Perfect competition market
Perfect competition is a market
structure where no participant can influence prices. Under perfect competition
there will be a free flow of information without any barriers to entry, and
consists of a large number of buyers and sellers. Thus perfect competition in
economic theory has a diametrically opposite meaning to the everyday usage of
this term.
Assumptions
A perfectly competitive market model
is based on the following assumptions:
1.
There
are a large number of buyers and sellers in the industry/market, so that no
individual buyer or seller, however large, can influence the price by changing
the purchase of output. This means the individual buyer or seller is an
insignificant player in the market.
2.
All
firms in the industry produce a homogeneous product. The technical
characteristics of the product as well as the services associated with its sale
and delivery are identical. There is no way in which a buyer could
differentiate among products of different firms.
3.
Entry
and exit of firms is free for the industry. That is there is no barrier to
entry or exit from the industry. Entry of exit may take time, but firms have
freedom of movement in and out of industry.
Features
of Perfect Competition
The following are the main
characteristics of perfect competition:
1. Existence of Large Number of Buyers and Sellers. The number
of buyers and sellers is so large that no individual buyers or seller can
influence the market price and output by his independent action. Every buyer
and seller purchases or sells a very insignificant amount of the total output.

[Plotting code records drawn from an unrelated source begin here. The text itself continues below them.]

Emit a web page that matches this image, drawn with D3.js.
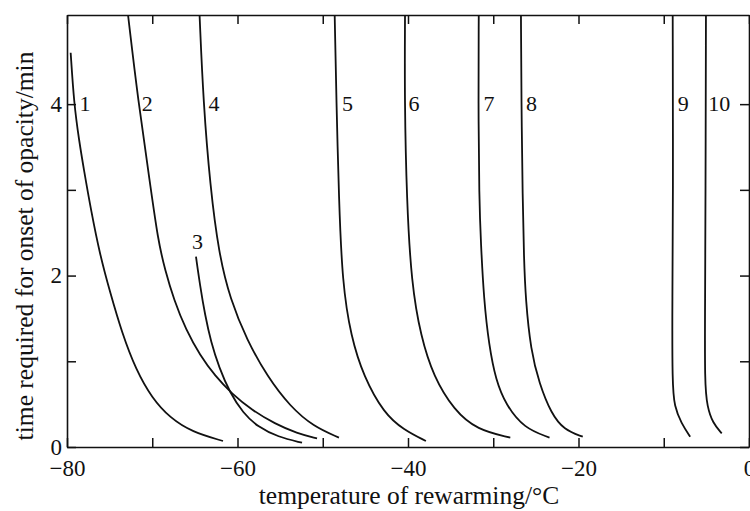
<!DOCTYPE html>
<html>
<head>
<meta charset="utf-8">
<script src="https://cdn.jsdelivr.net/npm/d3@7"></script>
<style>
  body { margin: 0; background: #fff; }
  svg { display: block; }
  text { font-family: "Liberation Serif", "Times New Roman", serif; fill: #111; }
</style>
</head>
<body>
<svg id="chart" width="750" height="511"></svg>
<script>
// opacity onset curves as [temperature °C, time min]
var curve1 = [[-79.57, 4.6], [-79.18, 4.01], [-78.59, 3.58], [-78.01, 3.23], [-77.18, 2.76], [-76.13, 2.24], [-74.96, 1.81], [-73.55, 1.33], [-71.91, 0.9], [-70.03, 0.57], [-67.92, 0.34], [-65.34, 0.175], [-61.7, 0.07]];
var curve2 = [[-72.84, 5.04], [-71.67, 4.05], [-70.26, 3.08], [-69.33, 2.415], [-68.5, 2.065], [-67.45, 1.715], [-66.04, 1.365], [-64.4, 1.07], [-62.64, 0.83], [-60.65, 0.62], [-58.3, 0.43], [-55.6, 0.27], [-53.02, 0.16], [-50.67, 0.1]];
var curve3 = [[-64.87, 2.22], [-64.4, 1.89], [-63.81, 1.54], [-63.11, 1.225], [-62.17, 0.93], [-60.88, 0.63], [-59.35, 0.397], [-57.6, 0.233], [-55.25, 0.117], [-52.43, 0.05]];
var curve4 = [[-64.45, 5.04], [-64.0, 4.01], [-63.2, 3.04], [-62.2, 2.26], [-60.85, 1.72], [-58.9, 1.25], [-56.5, 0.82], [-53.8, 0.47], [-51.1, 0.24], [-48.1, 0.11]];
var curve5 = [[-48.6, 5.04], [-48.4, 4.04], [-48.1, 2.88], [-47.7, 1.91], [-46.7, 1.29], [-45.2, 0.82], [-42.8, 0.39], [-40.5, 0.2], [-37.9, 0.07]];
var curve6 = [[-40.35, 5.04], [-40.4, 4.04], [-40.15, 2.88], [-39.6, 1.91], [-38.5, 1.29], [-37.0, 0.82], [-34.6, 0.43], [-31.9, 0.2], [-28.0, 0.11]];
var curve7 = [[-31.7, 5.04], [-31.75, 4.04], [-31.65, 2.88], [-31.45, 2.38], [-31.1, 1.72], [-30.5, 1.19], [-29.7, 0.78], [-28.5, 0.49], [-26.4, 0.22], [-23.4, 0.11]];
var curve8 = [[-26.75, 5.04], [-26.7, 4.04], [-26.55, 2.88], [-26.4, 2.2], [-26.2, 1.72], [-25.6, 1.13], [-24.6, 0.74], [-23.2, 0.39], [-21.7, 0.2], [-19.5, 0.12]];
var curve9 = [[-8.95, 5.04], [-8.9, 2.88], [-9.0, 1.72], [-9.0, 0.74], [-8.75, 0.47], [-7.95, 0.28], [-6.9, 0.12]];
var curve10 = [[-5.05, 5.04], [-5.1, 2.88], [-5.15, 1.72], [-5.2, 0.74], [-4.9, 0.47], [-4.25, 0.28], [-3.2, 0.16]];

var curves = [curve1, curve2, curve3, curve4, curve5, curve6, curve7, curve8, curve9, curve10];

// curve numbers and where they are written
var labelNames = ["1", "2", "3", "4", "5", "6", "7", "8", "9", "10"];
var labelTemps = [-77.9, -70.6, -64.7, -62.75, -47.1, -39.3, -30.5, -25.5, -7.7, -3.5];
var labelTimes = [4.01, 4.01, 2.4, 4.01, 4.01, 4.01, 4.01, 4.01, 4.01, 4.01];

var xTicks = [-80, -70, -60, -50, -40, -30, -20, -10, 0];
var xLabelled = [-80, -60, -40, -20, 0];
var yTicks = [0, 1, 2, 3, 4];
var yLabelled = [0, 2, 4];

var svg = d3.select("#chart");

var padL = 67, padR = 749, padT = 15, padB = 447;

var x = d3.scaleLinear().domain([-80, 0]).range([padL, padR]);
var y = d3.scaleLinear().domain([0, 5.04]).range([padB, padT]);

var fmt = function(d) { return xLabelled.indexOf(d) >= 0 ? d3.format("d")(d) : ""; };
var fmtY = function(d) { return yLabelled.indexOf(d) >= 0 ? d3.format("d")(d) : ""; };

svg.append("g")
  .attr("transform", "translate(0," + padB + ")")
  .call(d3.axisBottom(x).tickValues(xTicks).tickSizeInner(-9).tickSizeOuter(0).tickPadding(13).tickFormat(fmt));

svg.append("g")
  .attr("transform", "translate(0," + padT + ")")
  .call(d3.axisTop(x).tickValues(xTicks).tickSizeInner(-9).tickSizeOuter(0).tickFormat(""));

svg.append("g")
  .attr("transform", "translate(" + padL + ",0)")
  .call(d3.axisLeft(y).tickValues(yTicks).tickSizeInner(-9).tickSizeOuter(0).tickPadding(5).tickFormat(fmtY));

svg.append("g")
  .attr("transform", "translate(" + padR + ",0)")
  .call(d3.axisRight(y).tickValues(yTicks).tickSizeInner(-9).tickSizeOuter(0).tickFormat(""));

svg.selectAll(".domain").attr("stroke", "#111").attr("stroke-width", 1.6);
svg.selectAll(".tick line").attr("stroke", "#111").attr("stroke-width", 1.5);
svg.selectAll(".tick text")
  .style("font-family", "'Liberation Serif', serif")
  .style("font-size", "23px")
  .attr("fill", "#111");

// basis spline smooths out small reading errors between points
var line = d3.line()
  .x(function(d) { return x(d[0]); })
  .y(function(d) { return y(d[1]); })
  .curve(d3.curveBasis);

svg.append("g")
  .selectAll("path")
  .data(curves)
  .enter().append("path")
  .attr("d", line)
  .attr("fill", "none")
  .attr("stroke", "#111")
  .attr("stroke-width", 1.8);

svg.append("g")
  .selectAll("text")
  .data(labelNames)
  .enter().append("text")
  .attr("x", function(d, i) { return x(labelTemps[i]); })
  .attr("y", function(d, i) { return y(labelTimes[i]); })
  .attr("dy", "0.35em")
  .attr("text-anchor", "middle")
  .style("font-size", "22px")
  .text(function(d) { return d; });

svg.append("text")
  .attr("x", (padL + padR) / 2 + 1)
  .attr("y", 504)
  .attr("text-anchor", "middle")
  .style("font-size", "25.5px")
  .text("temperature of rewarming/°C");

svg.append("text")
  .attr("transform", "translate(33," + 246 + ") rotate(-90)")
  .attr("text-anchor", "middle")
  .style("font-size", "25.5px")
  .text("time required for onset of opacity/min");
</script>
</body>
</html>
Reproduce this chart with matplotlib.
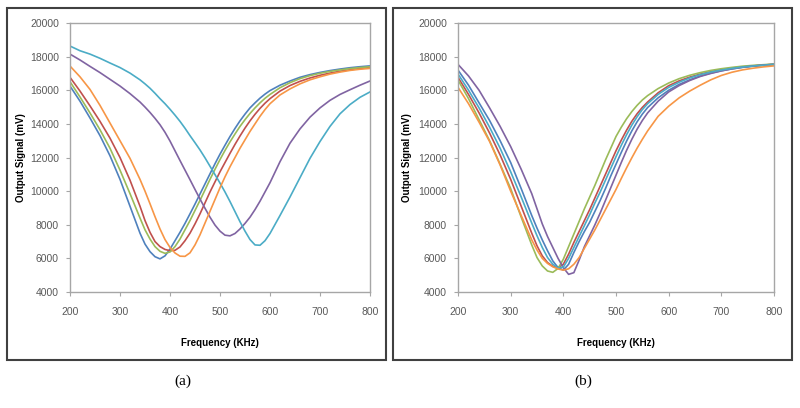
import matplotlib
matplotlib.use('Agg')
import matplotlib.pyplot as plt
from matplotlib.patches import Rectangle

# Panel (a): 10 kHz steps around the dips, 20 kHz elsewhere
freq_a = (list(range(200, 341, 20)) + list(range(350, 601, 10))
          + list(range(620, 801, 20)))
a_blue = [16250, 15350, 14350, 13300, 12100, 10700, 9100, 7500,
          6850, 6400, 6100, 5970, 6150, 6550, 7050, 7550, 8080, 8650, 9230, 9830,
          10430, 11030, 11630, 12200, 12730, 13250, 13730, 14180, 14580, 14950,
          15250, 15530, 15770, 15980,
          16300, 16550, 16770, 16930, 17060, 17170, 17260, 17340, 17400, 17450]
a_red = [16770, 15950, 15070, 14150, 13150, 12000, 10650, 9100,
         8250, 7550, 7000, 6700, 6530, 6460, 6480, 6680, 7050, 7500, 8050, 8650,
         9300, 9950, 10550, 11150, 11700, 12250, 12780, 13280, 13750, 14180,
         14570, 14920, 15230, 15500,
         15950, 16280, 16530, 16730, 16890, 17020, 17130, 17220, 17290, 17350]
a_green = [16510, 15600, 14650, 13650, 12550, 11250, 9850, 8400,
           7700, 7150, 6700, 6420, 6300, 6380, 6700, 7150, 7700, 8250, 8850, 9450,
           10070, 10700, 11300, 11880, 12420, 12930, 13400, 13850, 14250, 14620,
           14950, 15250, 15520, 15750,
           16150, 16450, 16690, 16870, 17010, 17120, 17210, 17290, 17350, 17400]
a_purple = [18150, 17800, 17420, 17050, 16650, 16250, 15800, 15300,
            15000, 14680, 14330, 13950, 13500, 12980, 12400, 11820, 11250, 10680,
            10100, 9530, 8980, 8450, 7980, 7620, 7380, 7340, 7480, 7750, 8080, 8450,
            8900, 9400, 9950, 10500,
            11750, 12850, 13700, 14400, 14950, 15400, 15750, 16030, 16300, 16550]
a_teal = [18630, 18350, 18150, 17900, 17620, 17350, 17020, 16620,
          16380, 16120, 15820, 15500, 15200, 14870, 14520, 14150, 13740, 13300,
          12880, 12450, 11980, 11480, 10980, 10480, 9950, 9380, 8780, 8180, 7620,
          7120, 6800, 6780, 7050, 7480,
          8550, 9650, 10800, 11950, 12950, 13850, 14600, 15150, 15580, 15900]
a_orange = [17440, 16800, 16050, 15100, 14050, 13000, 11950, 10700,
            10000, 9250, 8480, 7750, 7120, 6650, 6320, 6130, 6120, 6330, 6800, 7400,
            8100, 8800, 9500, 10200, 10850, 11450, 12000, 12550, 13050, 13550,
            14000, 14450, 14850, 15200,
            15720, 16080, 16380, 16620, 16800, 16960, 17080, 17180, 17250, 17300]

# Panel (b)
freq_b = (list(range(200, 341, 20)) + list(range(350, 561, 10))
          + list(range(580, 801, 20)))
b_blue = [17200, 16300, 15250, 14200, 13000, 11700, 10150, 8550,
          7800, 7100, 6450, 5850, 5450, 5300, 5650, 6350, 7000, 7600, 8150, 8800,
          9450, 10150, 10900, 11600, 12300, 12970, 13580, 14120, 14580, 14970,
          15550, 16000, 16350, 16620, 16850, 17020, 17160, 17270, 17360, 17430,
          17480, 17530]
b_red = [16770, 15750, 14650, 13450, 12150, 10700, 9100, 7500,
         6750, 6150, 5750, 5530, 5450, 5650, 6250, 6950, 7600, 8250, 8900, 9600,
         10300, 11000, 11700, 12400, 13030, 13620, 14150, 14600, 14980, 15300,
         15850, 16270, 16560, 16780, 16960, 17100, 17220, 17320, 17390, 17450,
         17500, 17540]
b_green = [16610, 15500, 14250, 13000, 11600, 10150, 8450, 6800,
           6050, 5550, 5250, 5170, 5400, 5950, 6700, 7450, 8200, 8950, 9650, 10350,
           11100, 11850, 12550, 13250, 13800, 14300, 14730, 15100, 15420, 15680,
           16100, 16430, 16690, 16890, 17050, 17180, 17280, 17360, 17430, 17480,
           17520, 17560]
b_purple = [17540, 16850, 16000, 14950, 13850, 12650, 11300, 9850,
            8950, 8050, 7300, 6650, 6000, 5450, 5050, 5150, 5900, 6700, 7350, 8000,
            8700, 9450, 10200, 10950, 11700, 12420, 13080, 13680, 14200, 14650,
            15350, 15900, 16280, 16580, 16820, 17000, 17150, 17270, 17370, 17440,
            17500, 17540]
b_teal = [16970, 16000, 14950, 13800, 12550, 11150, 9650, 8100,
          7350, 6650, 6050, 5650, 5430, 5480, 6000, 6650, 7300, 7950, 8600, 9300,
          9950, 10650, 11350, 12050, 12720, 13350, 13920, 14420, 14850, 15200,
          15750, 16170, 16480, 16730, 16930, 17080, 17200, 17300, 17380, 17440,
          17490, 17540]
b_orange = [16175, 15200, 14100, 12950, 11550, 10000, 8550, 7100,
            6500, 6000, 5700, 5500, 5370, 5300, 5380, 5650, 6050, 6600, 7150, 7700,
            8300, 8900, 9500, 10100, 10750, 11380, 11980, 12550, 13080, 13580,
            14450, 15050, 15550, 15950, 16300, 16620, 16880, 17070, 17210, 17310,
            17390, 17450]

colors = {'blue': '#4F81BD', 'red': '#C0504D', 'green': '#9BBB59',
          'purple': '#8064A2', 'teal': '#4BACC6', 'orange': '#F79646'}

W, H = 800, 408
fig = plt.figure(figsize=(8, 4.08), dpi=100)
fig.patch.set_facecolor('white')


def fbox(x0, y0, x1, y1):
    return [x0 / W, 1 - y1 / H, (x1 - x0) / W, (y1 - y0) / H]


def style(ax):
    ax.set_xlim(200, 800)
    ax.set_ylim(4000, 20000)
    ax.set_xticks(range(200, 801, 100))
    ax.set_yticks(range(4000, 20001, 2000))
    for s in ax.spines.values():
        s.set_color('#A6A6A6')
        s.set_linewidth(1.0)
    ax.tick_params(direction='out', length=3, color='#A6A6A6',
                   labelsize=7.5, labelcolor='#595959')
    ax.tick_params(axis='x', pad=8)
    ax.tick_params(axis='y', pad=5)
    for lab in ax.get_xticklabels() + ax.get_yticklabels():
        lab.set_family('Liberation Sans')
    ax.set_xlabel('Frequency (KHz)', fontsize=7, fontweight='bold',
                  family='Liberation Sans')
    ax.set_ylabel('Output Signal (mV)', fontsize=7, fontweight='bold',
                  family='Liberation Sans')
    ax.xaxis.set_label_coords(0.5, -0.171)


ax_a = fig.add_axes(fbox(70, 23, 370, 292))
for name, ys in [('blue', a_blue), ('red', a_red), ('green', a_green),
                 ('purple', a_purple), ('teal', a_teal), ('orange', a_orange)]:
    ax_a.plot(freq_a, ys, color=colors[name], lw=1.2)
style(ax_a)
ax_a.yaxis.set_label_coords(-0.147, 0.5)

ax_b = fig.add_axes(fbox(458, 23, 774, 292))
for name, ys in [('blue', b_blue), ('red', b_red), ('green', b_green),
                 ('purple', b_purple), ('teal', b_teal), ('orange', b_orange)]:
    ax_b.plot(freq_b, ys, color=colors[name], lw=1.2)
style(ax_b)
ax_b.yaxis.set_label_coords(-0.146, 0.5)

# panel frames
for x0, x1 in [(7, 386), (393, 792)]:
    b = fbox(x0, 8, x1, 360)
    fig.add_artist(Rectangle((b[0], b[1]), b[2], b[3], transform=fig.transFigure,
                             fill=False, edgecolor='#404040', lw=1.5))

fig.text(183 / W, 1 - 381 / H, '(a)', ha='center', va='center',
         fontsize=11, family='Liberation Serif')
fig.text(583 / W, 1 - 381 / H, '(b)', ha='center', va='center',
         fontsize=11, family='Liberation Serif')

fig.savefig('out.png', dpi=100, facecolor='white')
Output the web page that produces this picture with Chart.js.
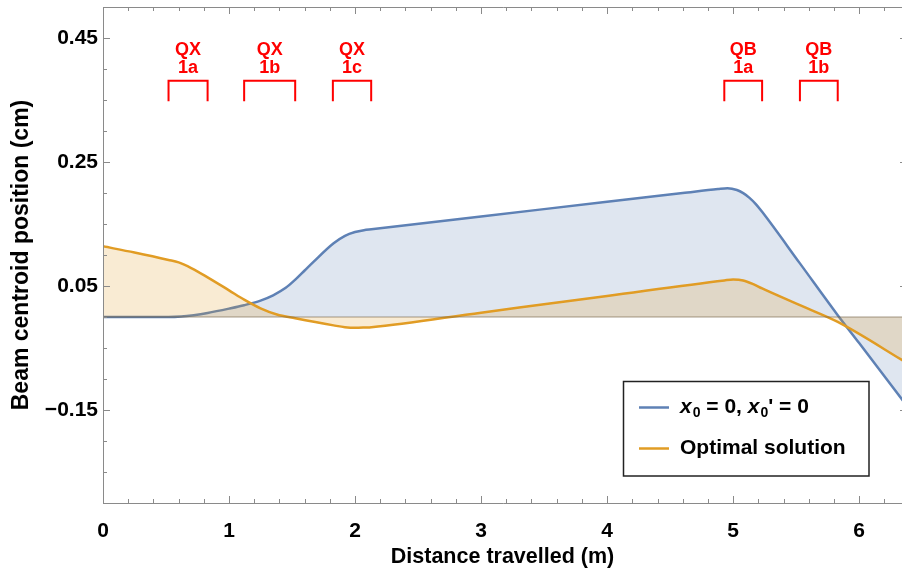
<!DOCTYPE html>
<html>
<head>
<meta charset="utf-8">
<script src="https://cdn.jsdelivr.net/npm/chart.js@4.4.1/dist/chart.umd.min.js"></script>
<style>
  html, body { margin: 0; padding: 0; background: #ffffff; }
  #wrap { width: 902px; height: 572px; }
</style>
</head>
<body>
<div id="wrap"><canvas id="c" width="902" height="572"></canvas></div>
<script>
// Beam centroid along the line, reference case x0 = 0, x0' = 0 (cm vs m)
const refS = [0, 0.52, 0.62, 0.72, 0.83, 1.0, 1.12, 1.25, 1.35, 1.45, 1.53, 1.6, 1.67, 1.83, 1.92, 2.0, 2.07, 2.13,
              3.0, 4.0, 4.6, 4.88, 4.955, 5.03, 5.08, 5.13, 5.18, 5.23, 5.53, 5.83, 6.0, 6.38];
const refX = [0, 0, 0.0008, 0.003, 0.0065, 0.0135, 0.019, 0.0265, 0.035, 0.047, 0.061, 0.075, 0.089, 0.119, 0.131, 0.137, 0.140, 0.1415,
              0.162, 0.186, 0.200, 0.2065, 0.2078, 0.2049, 0.1998, 0.1922, 0.1821, 0.1696, 0.0865, 0.003, -0.042, -0.1435];

// Beam centroid for the optimised launch conditions
const optS = [0, 0.25, 0.52, 0.6, 0.7, 0.83, 1.0, 1.12, 1.25, 1.38, 1.525, 1.83, 1.92, 2.0, 2.08, 2.13,
              3.0, 4.0, 4.93, 5.0, 5.08, 5.16, 5.23, 5.53, 5.83, 6.38];
const optX = [0.114, 0.104, 0.092, 0.088, 0.079, 0.064, 0.043, 0.028, 0.014, 0.004, -0.002, -0.0135, -0.0165, -0.0175, -0.017, -0.0165,
              0.007, 0.034, 0.059, 0.0605, 0.059, 0.053, 0.046, 0.019, -0.008, -0.0743];

// Quadrupole magnets along the beamline (start / end in m)
const quadNames = ["QX", "QX", "QX", "QB", "QB"];
const quadIds   = ["1a", "1b", "1c", "1a", "1b"];
const quadStart = [0.52, 1.12, 1.824, 4.93, 5.53];
const quadEnd   = [0.83, 1.525, 2.128, 5.23, 5.83];
const quadTop = 0.381, quadBottom = 0.348;

// Axis ticks
const xTicks = [0, 1, 2, 3, 4, 5, 6];
const yTicks = [-0.15, 0.05, 0.25, 0.45];
const yTickLabels = ["\u22120.15", "0.05", "0.25", "0.45"];
const xMin = 0, xMax = 6.34, yMin = -0.30, yMax = 0.50;

const seriesNames = ["x0 = 0, x0' = 0", "Optimal solution"];
const BLUE = "#5e81b5", ORANGE = "#e19c24";
const FONT = "'Liberation Sans', Arial, Helvetica, sans-serif";

const toPoints = (s, v) => s.map((x, i) => ({ x: x, y: v[i] }));

const framePlugin = {
  id: "frame",
  afterDatasetsDraw(chart) {
    const { ctx, chartArea: a, scales: { x, y } } = chart;
    ctx.save();
    // zero line of the filling
    ctx.strokeStyle = "rgba(110,90,60,0.6)";
    ctx.lineWidth = 1.2;
    const y0 = y.getPixelForValue(0);
    ctx.beginPath(); ctx.moveTo(a.left, y0); ctx.lineTo(a.right, y0); ctx.stroke();

    // frame: the right edge sits just past the canvas border
    const fr = a.right + 5;
    ctx.strokeStyle = "#8a8a8a";
    ctx.lineWidth = 1;
    ctx.beginPath();
    ctx.rect(a.left + 0.5, a.top + 0.5, fr - a.left, a.bottom - a.top);
    ctx.stroke();
    ctx.beginPath();
    // x ticks top and bottom (major every 1, minor every 0.2)
    for (let k = 0; k * 0.2 <= xMax + 1e-9; k++) {
      const v = k * 0.2;
      const px = Math.round(x.getPixelForValue(v)) + 0.5;
      const len = (k % 5 === 0) ? 7 : 4;
      ctx.moveTo(px, a.bottom); ctx.lineTo(px, a.bottom - len);
      ctx.moveTo(px, a.top); ctx.lineTo(px, a.top + len);
    }
    // y ticks left and right (major at labels, minor every 0.05)
    for (let k = 0; yMin + k * 0.05 <= yMax + 1e-9; k++) {
      const v = yMin + k * 0.05;
      const py = Math.round(y.getPixelForValue(v)) + 0.5;
      const major = yTicks.some(t => Math.abs(t - v) < 1e-6);
      const len = major ? 7 : 4;
      ctx.moveTo(a.left, py); ctx.lineTo(a.left + len, py);
      ctx.moveTo(fr, py); ctx.lineTo(fr - len, py);
    }
    ctx.stroke();
    ctx.restore();
  },
  afterDraw(chart) {
    const { ctx, scales: { x, y } } = chart;
    ctx.save();
    // quadrupole brackets and names
    ctx.strokeStyle = "#ff0000";
    ctx.fillStyle = "#ff0000";
    ctx.lineWidth = 2;
    ctx.textAlign = "center";
    ctx.textBaseline = "alphabetic";
    ctx.font = "bold 18px " + FONT;
    const yt = y.getPixelForValue(quadTop), yb = y.getPixelForValue(quadBottom);
    quadStart.forEach((s, i) => {
      const x1 = x.getPixelForValue(s), x2 = x.getPixelForValue(quadEnd[i]);
      ctx.beginPath();
      ctx.moveTo(x1, yb); ctx.lineTo(x1, yt); ctx.lineTo(x2, yt); ctx.lineTo(x2, yb);
      ctx.stroke();
      const cx = (x1 + x2) / 2;
      ctx.fillText(quadNames[i], cx, yt - 25.5);
      ctx.fillText(quadIds[i], cx, yt - 7.5);
    });

    // legend box
    const bx = 623.5, by = 381.5, bw = 245.5, bh = 94.5;
    ctx.fillStyle = "#ffffff";
    ctx.fillRect(bx, by, bw, bh);
    ctx.strokeStyle = "#222222";
    ctx.lineWidth = 1.5;
    ctx.strokeRect(bx, by, bw, bh);
    const rows = [407.5, 448.5];
    const colors = [BLUE, ORANGE];
    ctx.lineWidth = 2.5;
    rows.forEach((ry, i) => {
      ctx.strokeStyle = colors[i];
      ctx.beginPath(); ctx.moveTo(639, ry); ctx.lineTo(669, ry); ctx.stroke();
    });
    ctx.fillStyle = "#000000";
    ctx.textAlign = "left";
    ctx.textBaseline = "middle";
    const big = "bold 21px " + FONT, ital = "italic bold 21px " + FONT, sub = "bold 14px " + FONT;
    const pieces = [
      [ital, "x", 0], [sub, "0", 6], [big, " = 0, ", 0],
      [ital, "x", 0], [sub, "0", 6], [big, "' = 0", 0]
    ];
    let tx = 680;
    pieces.forEach(([f, t, dy]) => {
      ctx.font = f;
      ctx.fillText(t, tx, rows[0] + dy);
      tx += ctx.measureText(t).width + (f === ital ? 1 : 0);
    });
    ctx.font = big;
    ctx.fillText(seriesNames[1], 680, rows[1]);
    ctx.restore();
  }
};

new Chart(document.getElementById("c"), {
  type: "line",
  data: {
    datasets: [
      {
        label: seriesNames[1],
        data: toPoints(optS, optX),
        borderColor: ORANGE,
        backgroundColor: "rgba(225,156,36,0.2)",
        borderWidth: 2.5,
        fill: "origin",
        pointRadius: 0,
        cubicInterpolationMode: "monotone",
        order: 0
      },
      {
        label: seriesNames[0],
        data: toPoints(refS, refX),
        borderColor: BLUE,
        backgroundColor: "rgba(94,129,181,0.2)",
        borderWidth: 2.5,
        fill: "origin",
        pointRadius: 0,
        cubicInterpolationMode: "monotone",
        order: 1
      }
    ]
  },
  options: {
    responsive: false,
    animation: false,
    devicePixelRatio: 1,
    layout: { padding: { top: 7, right: 0, left: 0, bottom: 0 } },
    plugins: { legend: { display: false }, tooltip: { enabled: false } },
    scales: {
      x: {
        type: "linear",
        min: xMin, max: xMax,
        grid: { display: false, drawTicks: false },
        border: { display: false },
        afterBuildTicks: ax => { ax.ticks = xTicks.map(v => ({ value: v })); },
        afterFit: ax => { ax.height = 69; ax.paddingLeft = 0; ax.paddingRight = 0; },
        ticks: {
          color: "#000000", padding: 16, maxRotation: 0,
          font: { family: FONT, size: 21, weight: "bold" },
          callback: v => String(v)
        },
        title: {
          display: true, text: "Distance travelled (m)", color: "#000000",
          font: { family: FONT, size: 21.5, weight: "bold" },
          padding: { top: 0, bottom: 2 }
        }
      },
      y: {
        type: "linear",
        min: yMin, max: yMax,
        grid: { display: false, drawTicks: false },
        border: { display: false },
        afterBuildTicks: ax => { ax.ticks = yTicks.map(v => ({ value: v })); },
        afterFit: ax => { ax.width = 103; ax.paddingTop = 0; ax.paddingBottom = 0; },
        ticks: {
          color: "#000000", padding: 5,
          font: { family: FONT, size: 21, weight: "bold" },
          callback: v => yTickLabels[yTicks.findIndex(t => Math.abs(t - v) < 1e-6)]
        },
        title: {
          display: true, text: "Beam centroid position (cm)", color: "#000000",
          font: { family: FONT, size: 23, weight: "bold" },
          padding: { top: 8, bottom: 0 }
        }
      }
    }
  },
  plugins: [framePlugin]
});
</script>
</body>
</html>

The individual firm must take the price as given. It is a price taker not the
price fixer.
2. Free Entry and Exit of the Firms. Every firm is free to join
or leave the industry. If the industry is making profits new firms can enter
the market to share these profits. Similarly, if the industry suffers losses,
the individual firm may decide to quite the market.
3. Homogeneous Products. A firm produces a product that is accepted
by customers as homogeneous or identical. The firm cannot different among
buyer. It will not earn profit or suffer loss by selling its product to a
particular buyer. An Individual firm cannot change any other price more that
that already prevailing in the market.
4. Perfect Knowledge. There is perfect and complete knowledge
on the part of all buyers and sellers about the conditions in the market. For a
market to be perfect it is essential that all buyers and sellers be aware of
what is happening in any part of the market.
5. No Transport Cost. It is necessary that the commodity of the
perfect competition market should be capable of being easily transported from
one part of the market to another. It is presumed that the transportation cost
from one part of the market to another part is zero.
6. Perfect Mobility. There is perfect mobility of factors of
production geographically (i.e.,) from one place to the other) as well as
occupationally (i.e., from one job to the other).